Punish the harlot
The first commandment is: always punish the woman first.
The Texas Supreme Court has temporarily blocked a pregnant woman from obtaining an emergency abortion in a ruling issued late Friday.
The court froze a lower court’s ruling that would have allowed Kate Cox, who sued the state seeking a court-ordered abortion, to obtain the procedure. “Without regard to the merits, the Court administratively stays the district court’s December 7, 2023 order,” the order states.
The court noted the case would remain pending before them but did not include any timeline on when a full ruling might be issued. Cox is 20 weeks pregnant. Her unborn baby was diagnosed with a fatal genetic condition and she says complications in her pregnancy are putting her health at risk.
It’s sheer vindictive sadism to prevent a woman from aborting a doomed fetus. What is the point? The fetus is not going to grow up to donate to Republicans, so what is the point? Just abusing women, because they can. Her health doesn’t matter; only revenge against women matters.
The ruling came just hours after Texas Attorney General Ken Paxton petitioned the high court to intervene in the case.
Paxton’s petition stemmed from a ruling on Thursday by a Texas judge who granted a 14-day temporary restraining order against the state’s abortion ban, so Cox could legally terminate her pregnancy.
…
In a letter to three hospitals in Houston where, according to the Texas Medical Board, Cox’s physician has privileges, Paxton wrote Cox has failed to demonstrate she has a “life-threatening” medical condition related to her pregnancy or that her symptoms place her “at risk of death” or major bodily harm.
The state attorney general also warned the hospitals Thursday’s ruling “will not insulate you, or anyone else, from civil and criminal liability,” including first-degree felony prosecutions and civil penalties of at least $100,000 for each violation.
All for the sake of making women helpless victims of their own bodies.
My mother’s best friend, more like a sister (we called her Auntie) had four children pretty much the same ages as myself and my siblings, each born not long after us. I’m the eldest of the eight of us; however, she was pregnant before Mum was pregnant with me. My aunt’s first was stillborn, which is tragedy enough. But the baby actually died in her womb and she was forced to carry that little corpse for FOUR WEEKS until her body finally decided to end the pregnancy; and then she had to go through a full, heartbreaking labour.
That this could have been done to a woman in the nineteen fifties is horrible enough, but that a group of men in 2023 actually went to court to ensure a young woman would also have to go through this torture – knowing that the longer a pregnancy lasts, the more dangerous it is for the mother – is an act of cruelty beyond imagining.
tigger, a friend of mine had the same experience…in the late 1970s, nearly seen years after Roe v Wade.

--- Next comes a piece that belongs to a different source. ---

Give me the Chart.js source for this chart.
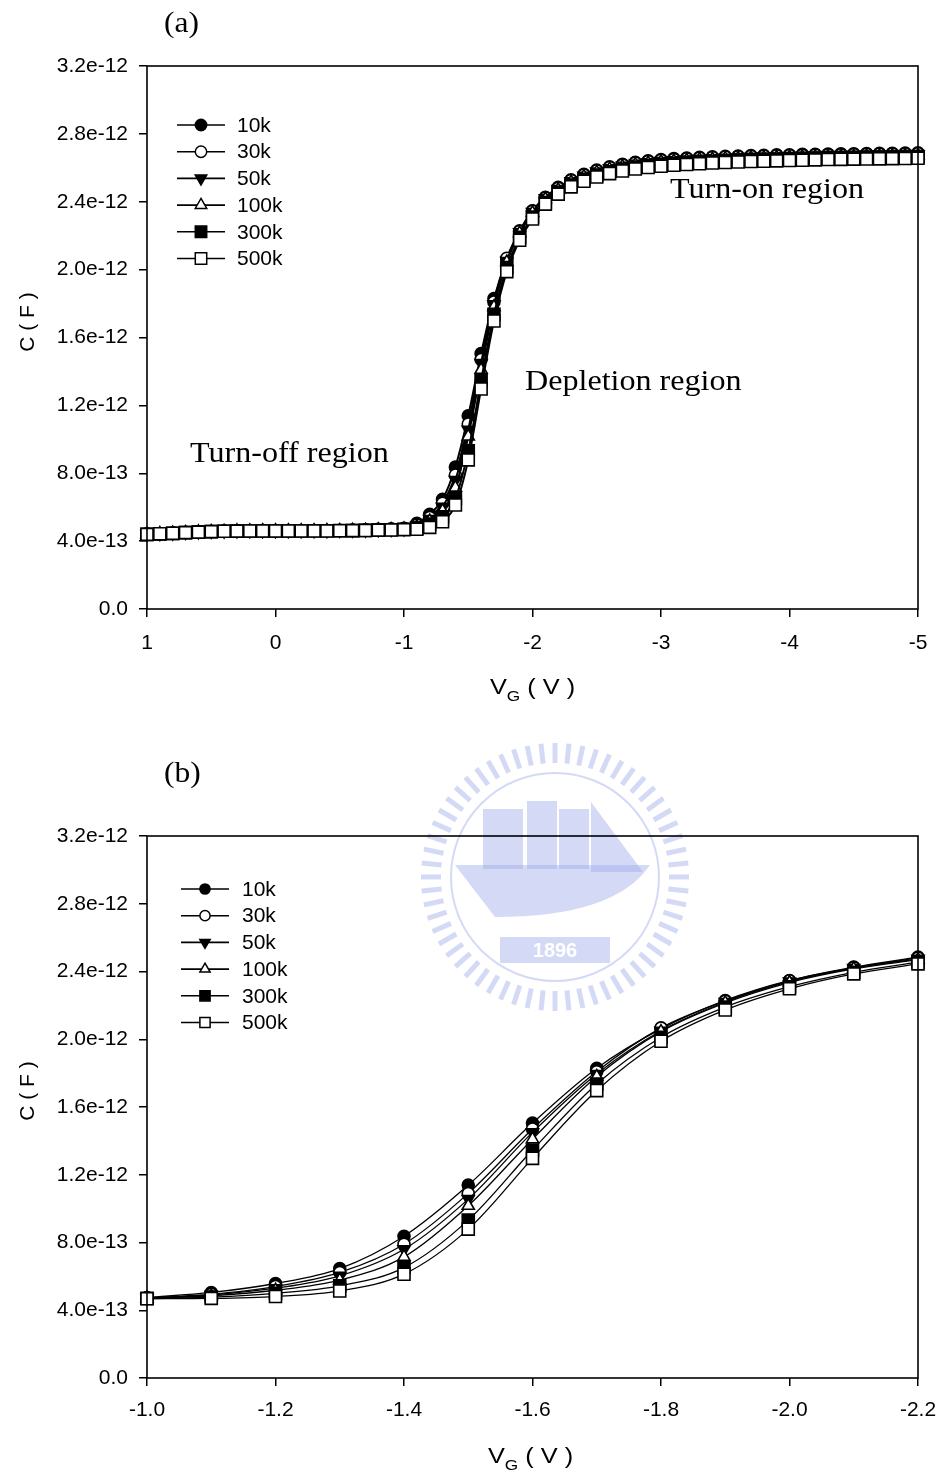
<!DOCTYPE html>
<html>
<head>
<meta charset="utf-8">
<script src="https://cdn.jsdelivr.net/npm/chart.js@4.4.1/dist/chart.umd.min.js"></script>
<style>
  html, body { margin: 0; padding: 0; background: #fff; }
  #wrap { position: relative; width: 939px; height: 1475px; }
  canvas { position: absolute; left: 0; }
  #c1 { top: 0; }
  #c2 { top: 730px; }
</style>
</head>
<body>
<div id="wrap">
  <canvas id="c1" width="939" height="730"></canvas>
  <canvas id="c2" width="939" height="745"></canvas>
</div>
<script>
// gate voltage, +1 V down to -5 V in 0.1 V steps
const vg = [1.0, 0.9, 0.8, 0.7, 0.6, 0.5, 0.4, 0.3, 0.2, 0.1,
  0.0, -0.1, -0.2, -0.3, -0.4, -0.5, -0.6, -0.7, -0.8, -0.9,
  -1.0, -1.1, -1.2, -1.3, -1.4, -1.5, -1.6, -1.7, -1.8, -1.9,
  -2.0, -2.1, -2.2, -2.3, -2.4, -2.5, -2.6, -2.7, -2.8, -2.9,
  -3.0, -3.1, -3.2, -3.3, -3.4, -3.5, -3.6, -3.7, -3.8, -3.9,
  -4.0, -4.1, -4.2, -4.3, -4.4, -4.5, -4.6, -4.7, -4.8, -4.9, -5.0]

// capacitance in units of 1e-12 F, one array per measuring frequency
const c10k = [0.442, 0.445, 0.448, 0.452, 0.455, 0.458, 0.460, 0.461, 0.462, 0.462,
  0.462, 0.462, 0.462, 0.463, 0.463, 0.464, 0.465, 0.467, 0.469, 0.472,
  0.475, 0.505, 0.558, 0.646, 0.837, 1.139, 1.505, 1.829, 2.061, 2.229,
  2.347, 2.426, 2.485, 2.529, 2.562, 2.587, 2.606, 2.621, 2.633, 2.642,
  2.649, 2.654, 2.658, 2.662, 2.665, 2.668, 2.670, 2.672, 2.674, 2.676,
  2.677, 2.679, 2.680, 2.681, 2.682, 2.683, 2.684, 2.685, 2.686, 2.687, 2.688]
const c30k = [0.442, 0.445, 0.448, 0.451, 0.455, 0.457, 0.459, 0.461, 0.461, 0.462,
  0.462, 0.462, 0.462, 0.462, 0.463, 0.463, 0.464, 0.466, 0.468, 0.470,
  0.473, 0.495, 0.540, 0.623, 0.790, 1.090, 1.470, 1.809, 2.067, 2.225,
  2.345, 2.423, 2.480, 2.525, 2.558, 2.583, 2.602, 2.617, 2.629, 2.638,
  2.645, 2.650, 2.654, 2.658, 2.661, 2.664, 2.666, 2.668, 2.670, 2.672,
  2.673, 2.675, 2.676, 2.677, 2.678, 2.679, 2.680, 2.681, 2.682, 2.683, 2.684]
const c50k = [0.441, 0.444, 0.447, 0.451, 0.454, 0.457, 0.459, 0.460, 0.461, 0.461,
  0.461, 0.461, 0.461, 0.462, 0.462, 0.463, 0.464, 0.465, 0.467, 0.469,
  0.472, 0.490, 0.530, 0.603, 0.760, 1.056, 1.450, 1.795, 2.050, 2.220,
  2.340, 2.420, 2.475, 2.520, 2.553, 2.578, 2.597, 2.612, 2.624, 2.633,
  2.640, 2.645, 2.649, 2.653, 2.656, 2.659, 2.661, 2.663, 2.665, 2.667,
  2.668, 2.670, 2.671, 2.672, 2.673, 2.674, 2.675, 2.676, 2.677, 2.678, 2.679]
const c100k = [0.441, 0.444, 0.447, 0.450, 0.454, 0.456, 0.458, 0.460, 0.460, 0.461,
  0.461, 0.461, 0.461, 0.461, 0.462, 0.462, 0.463, 0.464, 0.466, 0.468,
  0.471, 0.485, 0.518, 0.578, 0.715, 1.017, 1.410, 1.780, 2.045, 2.215,
  2.335, 2.415, 2.470, 2.515, 2.548, 2.573, 2.592, 2.607, 2.619, 2.628,
  2.635, 2.640, 2.644, 2.648, 2.651, 2.654, 2.656, 2.658, 2.660, 2.662,
  2.663, 2.665, 2.666, 2.667, 2.668, 2.669, 2.670, 2.671, 2.672, 2.673, 2.674]
const c300k = [0.440, 0.443, 0.446, 0.450, 0.453, 0.456, 0.458, 0.459, 0.460, 0.460,
  0.460, 0.460, 0.460, 0.461, 0.461, 0.462, 0.462, 0.463, 0.465, 0.467,
  0.470, 0.478, 0.500, 0.544, 0.652, 0.932, 1.346, 1.736, 2.012, 2.190,
  2.310, 2.395, 2.455, 2.499, 2.532, 2.557, 2.577, 2.592, 2.604, 2.613,
  2.620, 2.626, 2.631, 2.635, 2.639, 2.642, 2.645, 2.648, 2.650, 2.652,
  2.654, 2.656, 2.658, 2.660, 2.661, 2.662, 2.663, 2.664, 2.665, 2.666, 2.667]
const c500k = [0.440, 0.443, 0.446, 0.450, 0.453, 0.456, 0.458, 0.459, 0.460, 0.460,
  0.460, 0.460, 0.460, 0.460, 0.460, 0.461, 0.462, 0.463, 0.465, 0.466,
  0.468, 0.470, 0.481, 0.514, 0.613, 0.879, 1.297, 1.697, 1.988, 2.173,
  2.298, 2.386, 2.445, 2.488, 2.521, 2.546, 2.566, 2.581, 2.593, 2.602,
  2.609, 2.615, 2.620, 2.624, 2.628, 2.631, 2.634, 2.637, 2.639, 2.641,
  2.643, 2.645, 2.647, 2.649, 2.650, 2.651, 2.652, 2.653, 2.654, 2.655, 2.656]

const freqLabels = ['10k', '30k', '50k', '100k', '300k', '500k']
const allSeries = [c10k, c30k, c50k, c100k, c300k, c500k]

// panel (b) zooms in on -1.0 .. -2.2 V
const zoomFrom = vg.indexOf(-1.0)
const zoomTo = vg.indexOf(-2.2) + 1
const vgZoom = vg.slice(zoomFrom, zoomTo)
const zoomSeries = allSeries.map(s => s.slice(zoomFrom, zoomTo))

const SANS = '"Liberation Sans", Arial, sans-serif'
const SERIF = '"Liberation Serif", "Times New Roman", serif'

const markers = [
  { style: 'circle', fill: '#000', rot: 0, r: 6 },
  { style: 'circle', fill: '#fff', rot: 0, r: 6 },
  { style: 'triangle', fill: '#000', rot: 180, r: 7 },
  { style: 'triangle', fill: '#fff', rot: 0, r: 7 },
  { style: 'rect', fill: '#000', rot: 0, r: 8.5 },
  { style: 'rect', fill: '#fff', rot: 0, r: 8.5 }
]

function drawMarker(ctx, m, x, y, r) {
  ctx.save()
  ctx.beginPath()
  if (m.style === 'circle') {
    ctx.arc(x, y, r, 0, Math.PI * 2)
  } else if (m.style === 'triangle') {
    const a0 = m.rot * Math.PI / 180
    for (let k = 0; k < 3; k++) {
      const a = a0 + k * 2 * Math.PI / 3
      const px = x + Math.sin(a) * r, py = y - Math.cos(a) * r
      if (k) ctx.lineTo(px, py); else ctx.moveTo(px, py)
    }
    ctx.closePath()
  } else {
    const s = r * Math.SQRT1_2
    ctx.rect(x - s, y - s, 2 * s, 2 * s)
  }
  ctx.fillStyle = m.fill
  ctx.fill()
  ctx.lineWidth = 1.5
  ctx.strokeStyle = '#000'
  ctx.stroke()
  ctx.restore()
}

// faint university emblem behind panel (b)
function drawWatermark(ctx, cx, cy) {
  ctx.save()
  const col = 'rgba(160,172,232,0.45)'
  ctx.strokeStyle = col
  ctx.fillStyle = col
  ctx.lineWidth = 5
  for (let a = 0; a < 360; a += 6) {
    const t = a * Math.PI / 180
    ctx.beginPath()
    ctx.moveTo(cx + Math.cos(t) * 114, cy + Math.sin(t) * 114)
    ctx.lineTo(cx + Math.cos(t) * 134, cy + Math.sin(t) * 134)
    ctx.stroke()
  }
  ctx.lineWidth = 2
  ctx.beginPath()
  ctx.arc(cx, cy, 104, 0, Math.PI * 2)
  ctx.stroke()
  ctx.fillRect(cx - 72, cy - 68, 40, 60)
  ctx.fillRect(cx - 28, cy - 76, 30, 68)
  ctx.fillRect(cx + 4, cy - 68, 30, 60)
  ctx.beginPath()
  ctx.moveTo(cx + 36, cy - 75); ctx.lineTo(cx + 88, cy - 5); ctx.lineTo(cx + 36, cy - 5)
  ctx.closePath(); ctx.fill()
  ctx.beginPath()
  ctx.moveTo(cx - 100, cy - 12); ctx.lineTo(cx + 95, cy - 12)
  ctx.quadraticCurveTo(cx + 60, cy + 40, cx - 60, cy + 40)
  ctx.closePath(); ctx.fill()
  ctx.fillRect(cx - 55, cy + 60, 110, 26)
  ctx.fillStyle = '#fff'
  ctx.font = 'bold 20px ' + SANS
  ctx.textAlign = 'center'
  ctx.textBaseline = 'middle'
  ctx.fillText('1896', cx, cy + 74)
  ctx.restore()
}

function stretchText(ctx, text, x, y, sx) {
  ctx.save()
  ctx.translate(x, y)
  ctx.scale(sx, 1)
  ctx.fillText(text, 0, 0)
  ctx.restore()
  return ctx.measureText(text).width * sx
}

function panelPlugin(cfg) {
  return {
    id: 'panel',
    beforeDraw(chart) {
      if (cfg.watermark) drawWatermark(chart.ctx, cfg.watermark[0], cfg.watermark[1])
    },
    afterDraw(chart) {
      const ctx = chart.ctx
      const a = chart.chartArea
      ctx.save()
      // frame
      ctx.strokeStyle = '#000'
      ctx.lineWidth = 1.6
      ctx.strokeRect(a.left, a.top, a.right - a.left, a.bottom - a.top)

      // panel tag
      ctx.fillStyle = '#000'
      ctx.textBaseline = 'alphabetic'
      ctx.textAlign = 'left'
      ctx.font = '30px ' + SERIF
      stretchText(ctx, cfg.tag, 164, cfg.tagY, 1.05)

      // region notes
      ctx.font = '30px ' + SERIF
      ;(cfg.notes || []).forEach(n => stretchText(ctx, n.text, n.x, n.y, 1.07))

      // y title
      ctx.save()
      ctx.translate(34, cfg.yTitleY)
      ctx.rotate(-Math.PI / 2)
      ctx.textAlign = 'center'
      ctx.font = '21px ' + SANS
      ctx.fillText('C ( F )', 0, 0)
      ctx.restore()

      // x title with subscript
      ctx.font = '22px ' + SANS
      let x = cfg.xTitleX
      x += stretchText(ctx, 'V', x, cfg.xTitleY, 1.15)
      ctx.font = '15px ' + SANS
      x += stretchText(ctx, 'G', x, cfg.xTitleY + 7, 1.15)
      ctx.font = '22px ' + SANS
      stretchText(ctx, ' ( V )', x, cfg.xTitleY, 1.15)

      // legend
      ctx.font = '21px ' + SANS
      ctx.textBaseline = 'middle'
      freqLabels.forEach((lab, i) => {
        const y = cfg.legend.y0 + i * cfg.legend.dy
        ctx.lineWidth = 1.6
        ctx.beginPath()
        ctx.moveTo(cfg.legend.x0, y)
        ctx.lineTo(cfg.legend.x1, y)
        ctx.stroke()
        const m = markers[i]
        drawMarker(ctx, m, (cfg.legend.x0 + cfg.legend.x1) / 2, y, m.r * cfg.legend.ms)
        ctx.fillStyle = '#000'
        ctx.fillText(lab, cfg.legend.tx, y + 1)
      })
      ctx.restore()
    }
  }
}

function makeChart(id, xs, series, cfg) {
  const datasets = series.map((ys, i) => ({
    label: freqLabels[i],
    data: xs.map((x, j) => ({ x, y: ys[j] })),
    borderColor: '#000',
    borderWidth: cfg.lineWidth,
    pointStyle: markers[i].style,
    pointRotation: markers[i].rot,
    pointRadius: markers[i].r,
    pointHoverRadius: markers[i].r,
    pointBackgroundColor: markers[i].fill,
    pointBorderColor: '#000',
    pointBorderWidth: 1.6,
    cubicInterpolationMode: 'monotone',
    fill: false,
    clip: false,
    order: series.length - 1 - i
  }))
  const tickFont = { family: SANS, size: 21 }
  return new Chart(document.getElementById(id), {
    type: 'line',
    data: { datasets },
    options: {
      responsive: false,
      animation: false,
      layout: { padding: { top: cfg.top, right: 21, left: 0, bottom: 0 } },
      plugins: { legend: { display: false }, tooltip: { enabled: false } },
      scales: {
        x: {
          type: 'linear', reverse: true, min: cfg.xMin, max: cfg.xMax,
          ticks: { stepSize: cfg.xStep, autoSkip: false, maxRotation: 0, color: '#000', font: tickFont, padding: cfg.xPad, callback: cfg.xFmt },
          grid: { drawOnChartArea: false, drawTicks: true, tickLength: 8, color: '#000', lineWidth: 1.5 },
          border: { display: false },
          afterFit: s => { s.height = cfg.xHeight; s.paddingLeft = 0; s.paddingRight = 0 }
        },
        y: {
          min: 0, max: 3.2,
          ticks: { stepSize: 0.4, autoSkip: false, color: '#000', font: tickFont, padding: 11,
            callback: v => v === 0 ? '0.0' : (v * 1e-12).toExponential(1) },
          grid: { drawOnChartArea: false, drawTicks: true, tickLength: 8, color: '#000', lineWidth: 1.5 },
          border: { display: false },
          afterFit: s => { s.width = 147; s.paddingTop = 0; s.paddingBottom = 0 }
        }
      }
    },
    plugins: [panelPlugin(cfg)]
  })
}

makeChart('c1', vg, allSeries, {
  top: 66, xHeight: 121, xPad: 14, lineWidth: 2,
  xMin: -5, xMax: 1, xStep: 1, xFmt: v => String(Math.round(v)),
  tag: '(a)', tagY: 32,
  notes: [
    { text: 'Turn-on region', x: 670, y: 198 },
    { text: 'Depletion region', x: 525, y: 390 },
    { text: 'Turn-off region', x: 190, y: 462 }
  ],
  yTitleY: 322, xTitleX: 490, xTitleY: 694,
  legend: { x0: 177, x1: 225, tx: 237, y0: 125, dy: 26.7, ms: 0.95 }
})

makeChart('c2', vgZoom, zoomSeries, {
  top: 106, xHeight: 97, xPad: 12, lineWidth: 1.3,
  xMin: -2.2, xMax: -1.0, xStep: 0.2, xFmt: v => v.toFixed(1),
  tag: '(b)', tagY: 52,
  notes: [],
  yTitleY: 361, xTitleX: 488, xTitleY: 733,
  legend: { x0: 181, x1: 229, tx: 242, y0: 159, dy: 26.7, ms: 0.85 },
  watermark: [555, 147]
})
</script>
</body>
</html>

This was in Oklahoma, so probably shouldn’t be too surprised.
My mother was denied a tubal ligation in 1967, after court rulings established it as a right for married women (and she was married; it was her 5th child, too.) Why? Her doctor was Catholic. It was not a Catholic hospital, it was a Naval hospital, and they permitted the surgery, but he was the only OB/GYN there, so there was no second opinion. He wouldn’t give her birth control, either. Her 6th and final pregnancy almost killed her.
These damned men don’t care. My father cared; we cared. I cared about my friend. But the men who make the laws don’t give a flying fuck. They can do it, so they do.
The astonishingly ridiculous thing about this case is that Cox apparently very much wants to have a baby, but being forced to carry this pregnancy to term has significant risk of making future pregnancies impossible.
If we didn’t already know that these laws were simply about gratuitously punishing women, this situation makes it starkly clear. (Maybe some people who actually know about how the law works could comment on whether there are tactics behind this draconian stance – are the regulators worried that if they allow this case to “slip through” that might open the floodgates to further challenges that might cite it as precedent?)